The Los Angeles school district and the teachers union reached a tentative agreement Friday that would prevent thousands of layoffs in exchange for 10 furlough days, which would shorten the school year by a week.
Under the accord, teachers would lose pay for five instructional days plus four holidays and one training day, equivalent to about a 5% salary cut.
The deal must by ratified by teachers and approved by the L.A. Board of Education. The school board is scheduled to vote on the plan at a meeting Tuesday; union members are expected to vote at schools beginning Wednesday.
“This agreement will enable many of our valued employees to remain in the classroom next year,” said L.A. schools Supt. John Deasy.
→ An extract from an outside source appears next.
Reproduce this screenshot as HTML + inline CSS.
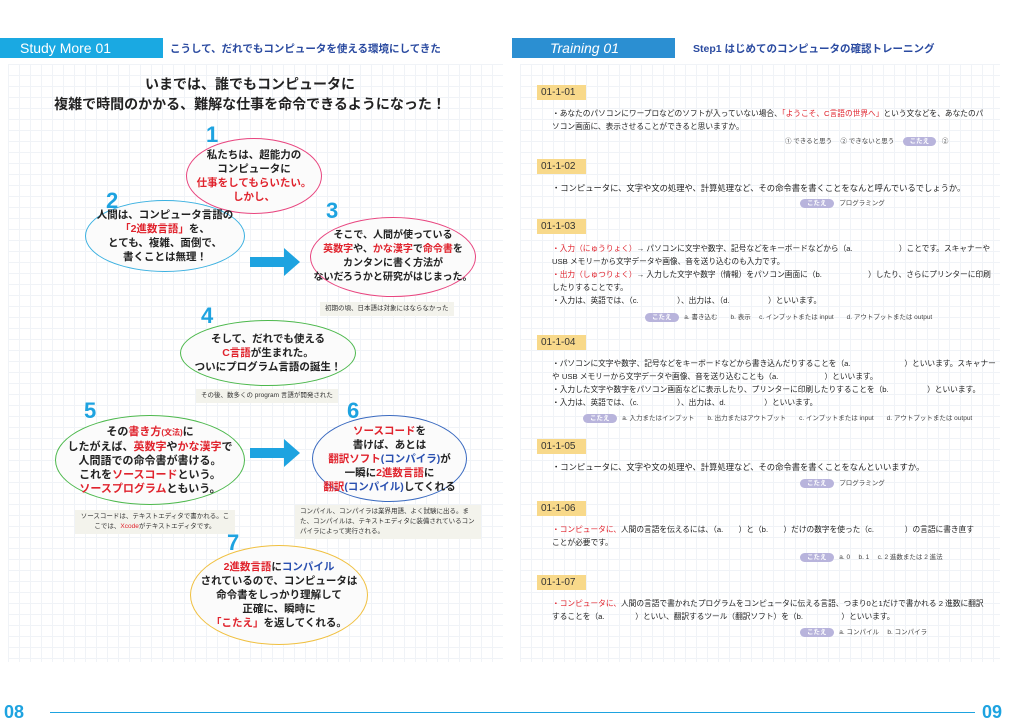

The budget picture will be affected by the November election. That ballot will include two funding initiatives for public education, including one backed by Gov. Jerry Brown. If it’s approved, some funds may be used to restore the full academic year, Deasy said.
If voters turn down a tax increase for schools, L.A. Unified’s budget woes would worsen considerably, the superintendent said. The equivalent of three additional weeks of school would have to be sacrificed, Deasy said. A typical school year is 180 days.
“We are all hanging on November,” Deasy said.
If the governor’s tax initiative passes, union officials said any additional money must go toward reducing the number of furlough days. And if teachers take the furlough days and the district ends up with a year-end surplus, teachers would be reimbursed for the pay cut, the union said.
More than 9,000 teachers had faced being laid off as of June 30.
The teachers union, United Teachers Los Angeles, has estimated that even with an agreement, more than 1,300 members still are likely to lose jobs because of declining enrollment; others will be out of work because funding for some positions has been lost or redirected.
For parent Jasmine Jia, the pact was the preferable of two undesirable options: layoffs or furloughs.
“Between the two choices, the furlough days for teachers are preferable, but the state of public education is so sad and frightening,” said Jia, whose daughter is a sixth-grader at the Los Angeles Center for Enriched Studies in Mid-City.
Jia praised the teachers and the school but added “the teacher can only cram in so much information with fewer school days.”
She worried that a greater burden would fall on overworked or ill-prepared parents to fill in the gaps.
School officials have been trying to close a budget gap they estimated at $390 million. Union leaders sometimes contested that math or questioned whether officials were cutting as much as they could from areas other than the classroom.
Over recent months, the district agreed to reduce funding for its television station and slash the number of regional offices from eight to four. Proposals to cut elementary arts teachers, early education programs and adult education, among other things, were approved but at least partially spared by the agreement.
This year’s crisis followed a familiar recession-era pattern. In 2008, the district closed a $427-million deficit; in 2009, $838 million; in 2010, $620 million; in 2011, $408 million. In all nearly 8,000 employees were laid off over the last four years; many teachers have since been rehired or used as substitutes.
Other recent school years also have been shortened. This year, the last day for most schools will be June 19, three days early. In another year, Thanksgiving became a weeklong vacation — as it probably will again.
“This is not just one furlough agreement but three years in a row for most employees,” Deasy said. “It’s a lot of sacrifice for which I am profoundly grateful.”
Last year, the teachers union agreed to conditional furlough days, and a dispute over them arose after the fact. An arbitrator finally ruled in the district’s favor, but the row delayed negotiations to resolve the current deficit.
Budget problems are being felt up and down the state as a record number of school districts face insolvency. Layoffs and furloughs have been approved in other school systems as well.
In L.A. Unified, the state’s largest school district, other unions already have agreed to pay cuts, mirroring the pact with the teachers.